Scathing new report sheds light on the most shocking aspect of John Eastman's involvement in the Capitol riots

Scathing new report sheds light on the most shocking aspect of John Eastman's involvement in the Capitol riots
John C. Eastman, image via Wikimedia Commons.
Frontpage news and politics

New damning developments pertaining to the insurrection on the U.S. Capitol have come to light. According to Washington Post, the latest investigative update involves former President Donald Trump's lawyer John Eastman.

The report, written by Washington Post reporters Josh Dawsey, Jacqueline Alemany, Jon Swaine, and Emma Brown, explains how Eastman attempted to build a case to persuade former Vice President Mike Pence to overturn the election.
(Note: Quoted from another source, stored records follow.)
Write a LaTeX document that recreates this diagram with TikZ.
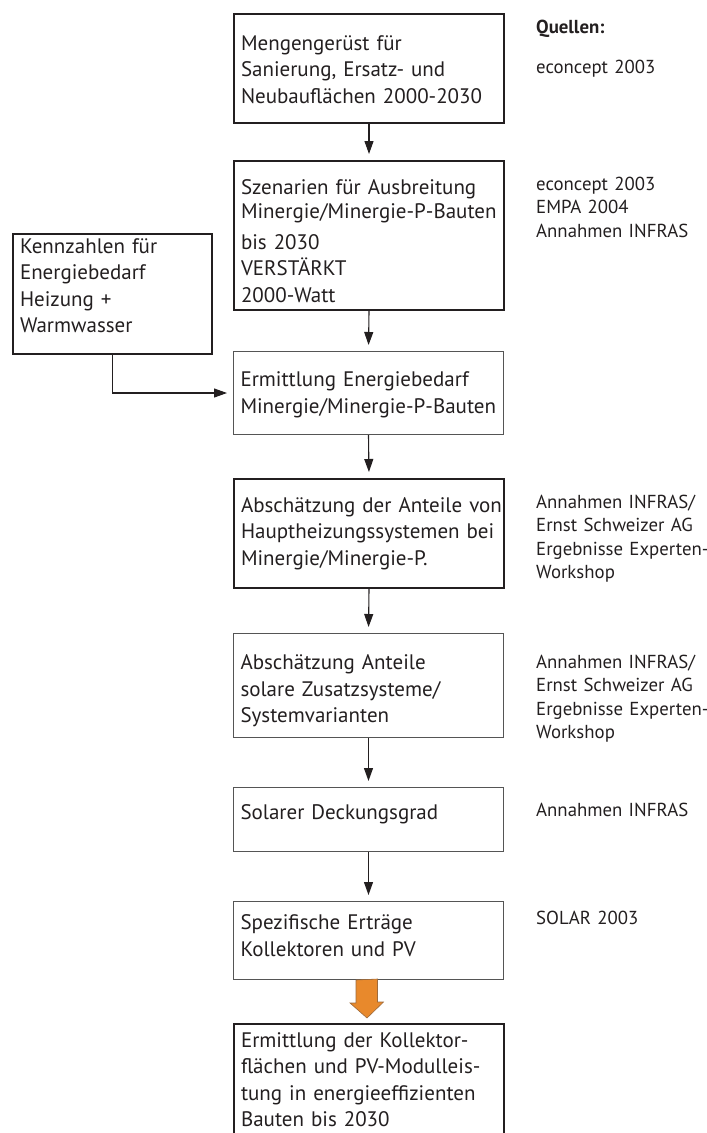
\documentclass[tikz,border=0pt]{standalone}
\usepackage{fontspec}
\setmainfont{PT Sans}
\usetikzlibrary{arrows.meta}
\hyphenpenalty=10000
\exhyphenpenalty=10000

\definecolor{ink}{HTML}{231F20}
\definecolor{rim}{HTML}{555555}
\definecolor{fatorange}{HTML}{E8892C}
\definecolor{fatrim}{HTML}{9C6A3C}

\tikzset{
  box/.style={anchor=north west, text width=256pt, align=left, inner xsep=7pt, inner ysep=0pt,
    text=ink, font=\fontsize{21}{26.5}\selectfont},
  heavy/.style={box, draw=ink, line width=2pt},
  light/.style={box, draw=rim, line width=1pt},
  source/.style={anchor=base west, text width=168pt, align=left, inner sep=0pt, text=ink,
    font=\fontsize{18.8}{23.5}\selectfont},
  flow/.style={draw=ink, line width=1.1pt, shorten >=6pt, -{Triangle[length=13pt,width=9pt]}},
  fat/.style={draw=fatrim, line width=0.6pt, fill=fatorange, line join=miter}
}

\begin{document}
\begin{tikzpicture}[x=1pt,y=-1pt]
\useasboundingbox (0,0) rectangle (707,1133);
\clip (0,0) rectangle (707,1133);

% main chain of steps
\node[heavy, text height=36pt, text depth=73pt] (mengen) at (233,13)
  {Mengengerüst für\\Sanierung, Ersatz- und\\\mbox{Neubauflächen 2000-2030}};
\node[heavy, text height=33pt, text depth=116pt] (szen) at (233,160)
  {Szenarien für Ausbreitung\\[-2.5pt]\mbox{Minergie/Minergie-P-Bauten}\\[4.5pt]bis 2030\\VERSTÄRKT\\2000-Watt};
\node[light, text height=35pt, text depth=48pt] (ermitt) at (233,351)
  {Ermittlung Energiebedarf\\\mbox{Minergie/Minergie-P-Bauten}};
\node[heavy, text height=33pt, text depth=76pt] (anteile) at (233,478)
  {\mbox{Abschätzung der Anteile von}\\\mbox{Hauptheizungssystemen bei}\\Minergie/Minergie-P.};
\node[light, text height=36pt, text depth=68pt] (zusatz) at (233,633)
  {Abschätzung Anteile\\solare Zusatzsysteme/\\Systemvarianten};
\node[light, text height=32pt, text depth=32pt] (deckung) at (233,787)
  {Solarer Deckungsgrad};
\node[light, text height=28pt, text depth=50pt] (ertrag) at (233,901)
  {Spezifische Erträge\\Kollektoren und PV};
\node[heavy, text height=23pt, text depth=104pt] (flaechen) at (233,1023)
  {Ermittlung der Kollektor-\\\mbox{flächen und PV-Modulleis-}\\\mbox{tung in energieeffizienten}\\Bauten bis 2030};

% side input
\node[heavy, text width=185pt, text height=19pt, text depth=101pt] (kenn) at (12,233)
  {Kennzahlen für\\Energiebedarf\\Heizung +\\Warmwasser};

% sources column
\node[source, font=\fontsize{18.8}{23.5}\selectfont\bfseries] (quellen) at (536,33) {Quellen:};
\node[source] (q-mengen) at (536,73) {econcept 2003};
\node[source] (q-szen) at (536,190) {econcept 2003\\EMPA 2004\\Annahmen INFRAS};
\node[source] (q-anteile) at (536,508) {Annahmen INFRAS/\\Ernst Schweizer AG\\\mbox{Ergebnisse Experten-}\\Workshop};
\node[source] (q-zusatz) at (536,668) {Annahmen INFRAS/\\Ernst Schweizer AG\\\mbox{Ergebnisse Experten-}\\Workshop};
\node[source] (q-deckung) at (536,816) {Annahmen INFRAS};
\node[source] (q-ertrag) at (536,924) {SOLAR 2003};

% arrows
\foreach \a/\b in {mengen/szen, szen/ermitt, ermitt/anteile, anteile/zusatz, zusatz/deckung, deckung/ertrag}
  \draw[flow] (\a.south) -- (\b.north);
\draw[flow] (kenn.south) |- (ermitt.west);

% fat orange arrow into the last step
\draw[fat] ([xshift=-12.5pt]ertrag.south) -- ++(0,23) -- ++(-6,0)
  -- ([xshift=-2pt,yshift=5pt]flaechen.north) -- ++(16.5,-16) -- ++(-6,0) -- ++(0,-23) -- cycle;
\end{tikzpicture}
\end{document}
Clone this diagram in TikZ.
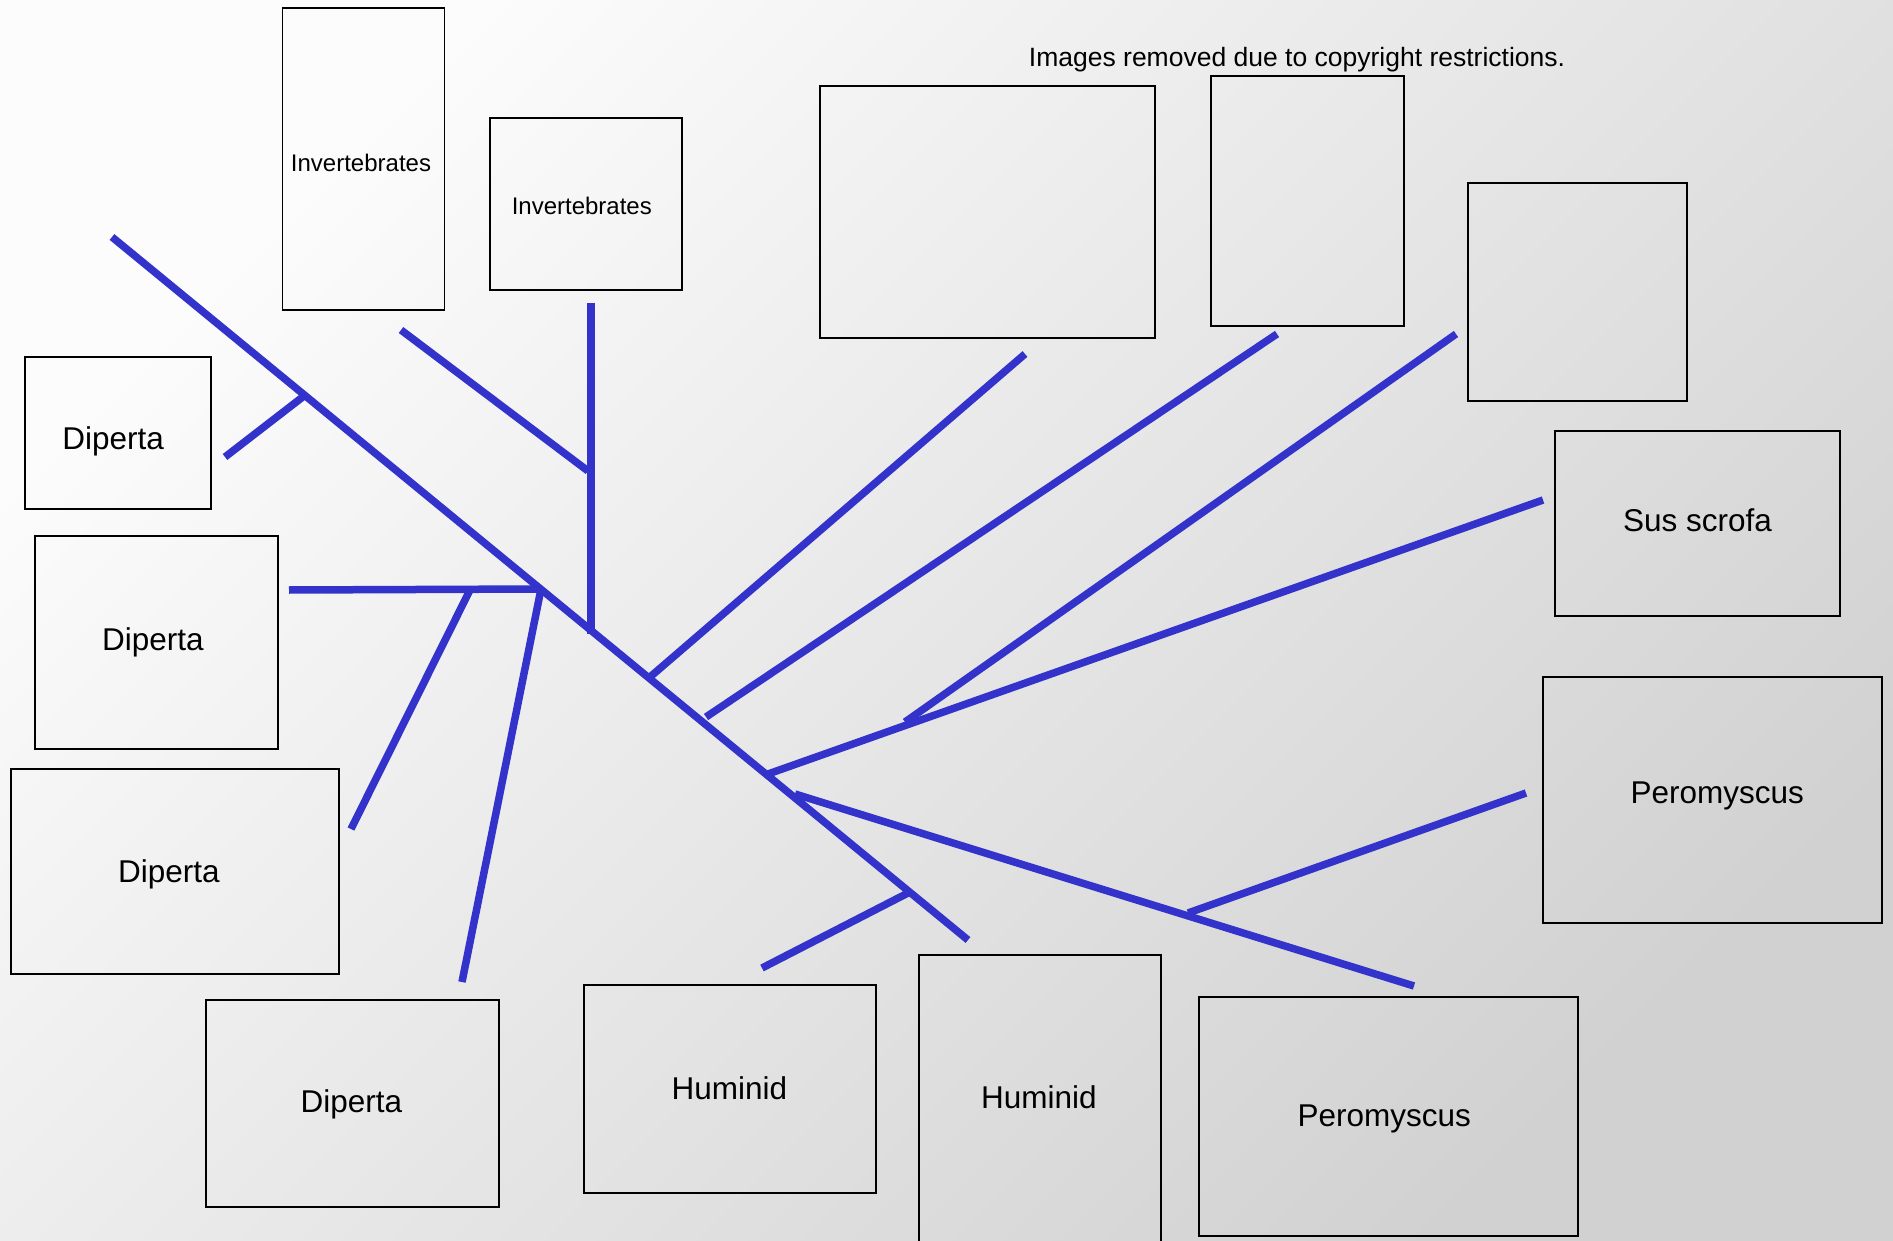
\documentclass[tikz,border=0pt]{standalone}
\usepackage{fontspec}
\setmainfont{Liberation Sans}
\begin{document}
\begin{tikzpicture}[x=1pt,y=-1pt,
  box/.style={draw=black, line width=1.8pt, inner sep=0pt, fill=none},
  lbl/.style={font=\fontsize{31.5}{36}\selectfont, inner sep=0pt},
  smalllbl/.style={font=\fontsize{24}{28}\selectfont, inner sep=0pt},
  branch/.style={draw=treeblue, line width=7.5pt, line cap=butt}]
\definecolor{treeblue}{RGB}{51,51,204}
% page and background gradient
\useasboundingbox (0,0) rectangle (1893,1241);
\shade[top color=black!1, bottom color=black!18, shading angle=45] (0,0) rectangle (1893,1241);
\clip (0,0) rectangle (1893,1241);

% heading
\node[font=\fontsize{26.5}{30}\selectfont, inner sep=0pt] (head) at (1297,59.5) {Images removed due to copyright restrictions.};

% boxes
\node[box, minimum width=162pt, minimum height=302pt] (inv1) at (363.4,159.4) {};
\node[box, minimum width=192pt, minimum height=172pt] (inv2) at (586,204) {};
\node[box, minimum width=335pt, minimum height=252pt] (img1) at (987.5,212) {};
\node[box, minimum width=193pt, minimum height=250pt] (img2) at (1307.5,201) {};
\node[box, minimum width=219pt, minimum height=218pt] (img3) at (1577.5,292) {};
\node[box, minimum width=285pt, minimum height=185pt] (sus) at (1697.5,523.5) {};
\node[box, minimum width=339pt, minimum height=246pt] (pero1) at (1712.5,800) {};
\node[box, minimum width=379pt, minimum height=239pt] (pero2) at (1388.5,1116.5) {};
\node[box, minimum width=242pt, minimum height=320pt] (hum2) at (1040,1115) {};
\node[box, minimum width=292pt, minimum height=208pt] (hum1) at (730,1089) {};
\node[box, minimum width=293pt, minimum height=207pt] (dip4) at (352.5,1103.5) {};
\node[box, minimum width=328pt, minimum height=205pt] (dip3) at (175,871.5) {};
\node[box, minimum width=243pt, minimum height=213pt] (dip2) at (156.5,642.5) {};
\node[box, minimum width=186pt, minimum height=152pt] (dip1) at (118,433) {};

% box labels
\node[smalllbl] (inv1-t) at (361,163) {Invertebrates};
\node[smalllbl] (inv2-t) at (581.8,206.4) {Invertebrates};
\node[lbl] (sus-t) at (1697.5,520) {Sus scrofa};
\node[lbl] (pero1-t) at (1717.3,796.4) {Peromyscus};
\node[lbl] (pero2-t) at (1384.3,1118.9) {Peromyscus};
\node[lbl] (hum2-t) at (1038.8,1097) {Huminid};
\node[lbl] (hum1-t) at (729.4,1087.8) {Huminid};
\node[lbl] (dip4-t) at (351.3,1104.7) {Diperta};
\node[lbl] (dip3-t) at (169,873.9) {Diperta};
\node[lbl] (dip2-t) at (152.9,642.5) {Diperta};
\node[lbl] (dip1-t) at (113.2,441.5) {Diperta};

% tree points
\coordinate (root) at (112,237);
\coordinate (tip) at (968,940);
\coordinate (j1) at (304,396);   \coordinate (d1) at (225,457);
\coordinate (j2) at (541,589);   \coordinate (h1) at (289,590);
\coordinate (j2b) at (470,590);  \coordinate (d3) at (351,829);
\coordinate (d4) at (462,982);
\coordinate (jv) at (591,634);   \coordinate (vtop) at (591,303);
\coordinate (jvi) at (588,471);  \coordinate (i1) at (401,330);
\coordinate (j3) at (650,677);   \coordinate (e1) at (1025,354);
\coordinate (j4) at (706,717);   \coordinate (e2) at (1277,334);
\coordinate (j5) at (768,774);   \coordinate (e5) at (1543,500);
\coordinate (j6) at (905,722);   \coordinate (e6) at (1456,334);
\coordinate (j7) at (795,794);   \coordinate (e7) at (1414,986);
\coordinate (j8) at (1188,913);  \coordinate (e8) at (1526,793);
\coordinate (j9) at (908,893);   \coordinate (e9) at (762,968);

% trunk and branches
\draw[branch] (root) -- (tip);
\draw[branch] (d1) -- (j1);
\draw[branch] (h1) -- (j2);
\draw[branch] (d3) -- (j2b);
\draw[branch] (d4) -- (j2);
\draw[branch] (vtop) -- (jv);
\draw[branch] (i1) -- (jvi);
\draw[branch] (j3) -- (e1);
\draw[branch] (j4) -- (e2);
\draw[branch] (j5) -- (e5);
\draw[branch] (j6) -- (e6);
\draw[branch] (j7) -- (e7);
\draw[branch] (j8) -- (e8);
\draw[branch] (e9) -- (j9);
\end{tikzpicture}
\end{document}
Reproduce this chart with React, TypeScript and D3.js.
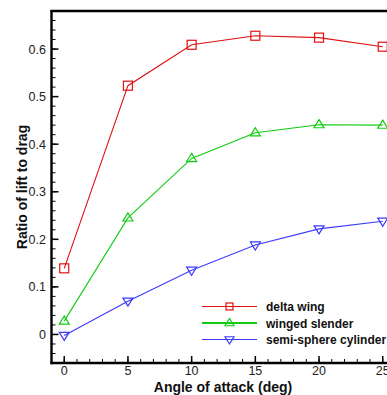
import React from "react";
import * as d3 from "d3";

const angles = [0, 5, 10, 15, 20, 25];
const deltaWing = [0.139, 0.523, 0.609, 0.628, 0.624, 0.605];
const wingedSlender = [0.028, 0.245, 0.37, 0.424, 0.441, 0.44];
const semiSphere = [-0.002, 0.07, 0.135, 0.188, 0.222, 0.238];
const seriesNames = ["delta wing", "winged slender", "semi-sphere cylinder"];
const xTicks = [0, 5, 10, 15, 20, 25];
const yTicks = [0, 0.1, 0.2, 0.3, 0.4, 0.5, 0.6];

const W = 387, H = 395;
const left = 51.5, top = 11, bottom = 363;

export default function App() {
  const x = d3.scaleLinear().domain([-1, 26]).range([left, left + 27 * 12.74]);
  const y = d3.scaleLinear().domain([-0.06, 0.68]).range([bottom, top]);
  const colors = ["#e01010", "#10cc10", "#3a3aff"];
  const data = [deltaWing, wingedSlender, semiSphere];
  const line = (vals: number[]) =>
    d3.line<number>().x((_, i) => x(angles[i])).y((d) => y(d))(vals) || "";

  const marker = (k: number, cx: number, cy: number, s: number, key: string) => {
    const c = colors[k];
    if (k === 0)
      return <rect key={key} x={cx - s / 2} y={cy - s / 2} width={s} height={s} fill="none" stroke={c} strokeWidth={1.2} />;
    if (k === 1) {
      const h = s * 0.9;
      return <path key={key} d={`M${cx},${cy - h * 0.62}L${cx + s / 2 + 0.5},${cy + h * 0.38}L${cx - s / 2 - 0.5},${cy + h * 0.38}Z`} fill="none" stroke={c} strokeWidth={1.2} />;
    }
    const h = s * 0.9;
    return <path key={key} d={`M${cx},${cy + h * 0.62}L${cx + s / 2 + 0.5},${cy - h * 0.38}L${cx - s / 2 - 0.5},${cy - h * 0.38}Z`} fill="none" stroke={c} strokeWidth={1.2} />;
  };

  const minorX = d3.range(-1, 27, 1);
  const minorY = d3.range(-0.06, 0.681, 0.02);
  const font = "Liberation Sans, Arial, sans-serif";
  const rightEdge = x(26);

  return (
    <svg width={W} height={H} style={{ position: "absolute", left: 0, top: 0, background: "#fff" }}>
      {minorX.map((v) => (
        <line key={"mx" + v} x1={x(v)} x2={x(v)} y1={bottom} y2={bottom - 4} stroke="#000" strokeWidth={1} />
      ))}
      {minorY.map((v, i) => (
        <line key={"my" + i} x1={left} x2={left + 4} y1={y(v)} y2={y(v)} stroke="#000" strokeWidth={1} />
      ))}
      {xTicks.map((v) => (
        <g key={"xt" + v}>
          <line x1={x(v)} x2={x(v)} y1={bottom} y2={bottom - 7} stroke="#000" strokeWidth={1.5} />
          <text x={x(v)} y={375} textAnchor="middle" fontFamily={font} fontSize={12.5} fill="#222">{v}</text>
        </g>
      ))}
      {yTicks.map((v) => (
        <g key={"yt" + v}>
          <line x1={left} x2={left + 7} y1={y(v)} y2={y(v)} stroke="#000" strokeWidth={1.5} />
          <text x={46} y={y(v) + 4.5} textAnchor="end" fontFamily={font} fontSize={12.5} fill="#222">{v === 0 ? "0" : v.toFixed(1)}</text>
        </g>
      ))}
      <line x1={left} x2={left} y1={top - 1} y2={bottom + 1.2} stroke="#000" strokeWidth={2.4} />
      <line x1={left - 1} x2={rightEdge} y1={bottom} y2={bottom} stroke="#000" strokeWidth={2.4} />
      <line x1={left - 1} x2={rightEdge} y1={top} y2={top} stroke="#000" strokeWidth={2.4} />

      {data.map((vals, k) => (
        <g key={"s" + k}>
          <path d={line(vals)} fill="none" stroke={colors[k]} strokeWidth={1.1} />
          {vals.map((v, i) => marker(k, x(angles[i]), y(v), 9, `m${k}-${i}`))}
        </g>
      ))}

      {seriesNames.map((n, k) => {
        const ly = 306.5 + k * 16.5;
        return (
          <g key={"lg" + k}>
            <line x1={202} x2={257} y1={ly} y2={ly} stroke={colors[k]} strokeWidth={k === 1 ? 2 : 1.1} />
            {marker(k, 229.5, ly, k === 0 ? 7 : 8, "lm" + k)}
            <text x={266} y={ly + 4.5} fontFamily={font} fontSize={12} fontWeight="bold" fill="#111">{n}</text>
          </g>
        );
      })}

      <text x={223} y={392} textAnchor="middle" fontFamily={font} fontSize={14} fontWeight="bold" fill="#111">Angle of attack (deg)</text>
      <text transform={`translate(27,187) rotate(-90)`} textAnchor="middle" fontFamily={font} fontSize={14} fontWeight="bold" fill="#111">Ratio of lift to drag</text>
    </svg>
  );
}
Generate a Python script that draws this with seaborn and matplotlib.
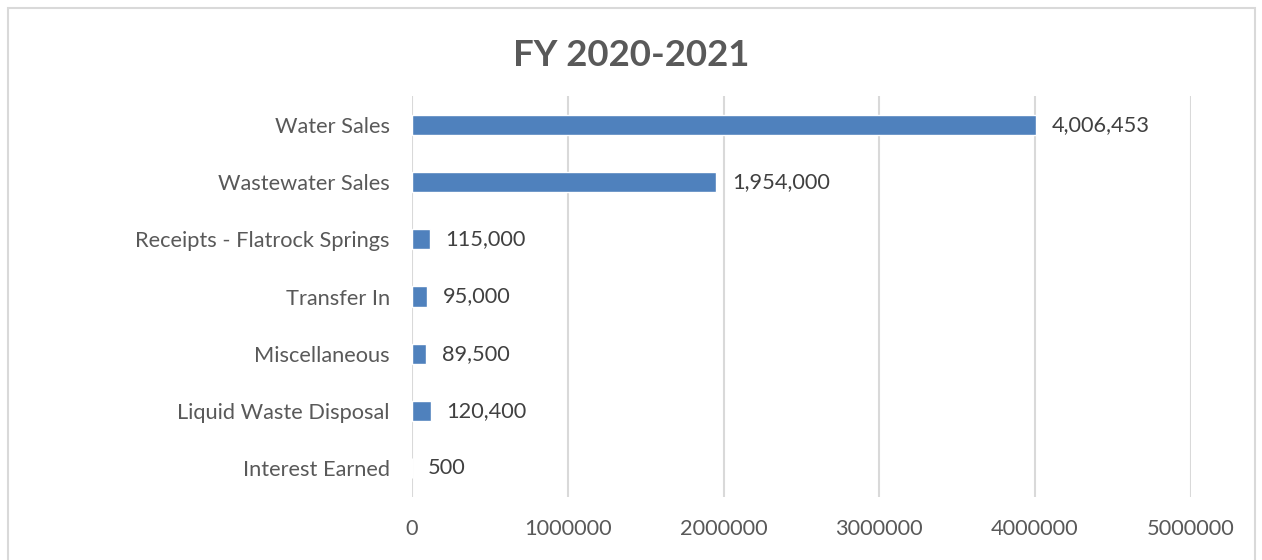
import matplotlib
matplotlib.use("Agg")
import matplotlib.pyplot as plt
from matplotlib.patches import Rectangle
import seaborn as sns
import pandas as pd

categories = ["Water Sales", "Wastewater Sales", "Receipts - Flatrock Springs",
              "Transfer In", "Miscellaneous", "Liquid Waste Disposal", "Interest Earned"]
amounts = [4006453, 1954000, 115000, 95000, 89500, 120400, 500]
x_ticks = [0, 1000000, 2000000, 3000000, 4000000, 5000000]
title = "FY 2020-2021"

sns.set_theme(style="white")
plt.rcParams["font.family"] = ["Lato", "DejaVu Sans"]

text_color = "#595959"
bar_color = "#4F81BD"
grid_color = "#D9D9D9"

df = pd.DataFrame({"category": categories, "amount": amounts})

fig = plt.figure(figsize=(12.62, 5.6), dpi=100)
ax = fig.add_axes([0.3265, 0.1125, 0.617, 0.716])

sns.barplot(data=df, x="amount", y="category", orient="h", color=bar_color,
            saturation=1, width=0.35, ax=ax)

ax.set_xlim(0, 5000000)
ax.set_xticks(x_ticks)
ax.set_xticklabels([str(t) for t in x_ticks])
ax.set_xlabel("")
ax.set_ylabel("")
ax.xaxis.grid(True, color=grid_color, linewidth=1.5)
ax.set_axisbelow(True)
for s in ax.spines.values():
    s.set_visible(False)
ax.tick_params(axis="both", length=0, labelsize=15.7, labelcolor=text_color)
ax.tick_params(axis="x", pad=16)
ax.tick_params(axis="y", pad=16)

for i, v in enumerate(amounts):
    ax.text(v + 100000, i, f"{v:,}", va="center", ha="left",
            fontsize=15.7, color="#404040")

fig.text(0.5, 0.9, title, ha="center", va="center", fontsize=26.4,
         fontweight="bold", color=text_color)

fig.patches.append(Rectangle((8 / 1262, -0.05), 1247 / 1262, 1.0 - 8 / 560 + 0.05,
                             transform=fig.transFigure, fill=False,
                             edgecolor=grid_color, linewidth=1.5))

fig.savefig("out.png", dpi=100)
It has been revealed that "even as rioters overran the Capitol and a recalcitrant Pence was forced into hiding, Eastman emailed a Pence aide to actually blame Pence for the scene."

At one point, Pence's aide Greg Jacob also became embroiled in a heated exchange with Eastman telling him that "his 'bullshit legal advice was why Pence's team was 'under siege.' An accusation Eastman replied to with a suggestion pushing the blame off on Pence.

"The 'siege' is because YOU and your boss did not do what was necessary to allow this [election challenge] to be aired in a public way so that the American people can see for themselves what happened," Eastman replied.

The reporters also highlighted more damning details that occurred after U.S. Capitol Police managed to clear the breached federal building so lawmakers could reconvene.

Pence allowed other lawmakers to speak before they returned to counting the votes, and said he wasn't counting the time from his speech or the other lawmakers against the time allotted in the Electoral Count Act.

Eastman said that this prompted him to email Jacob to say that Pence should not certify the election because he had already violated the Electoral College Act, which Pence had cited as a reason that he could not send the electors back to the states.

"My point was they had already violated the electoral count act by allowing debate to extend past the allotted two hours, and by not reconvening 'immediately' in joint session after the vote in the objection," Eastman told The Post. "It seemed that had already set the precedent that it was not an impediment."

Based on Eastman's actions and his response to Pence's aide, it appears he was well aware of how they could possibly leverage the angry mob of rioters that stormed the Capitol.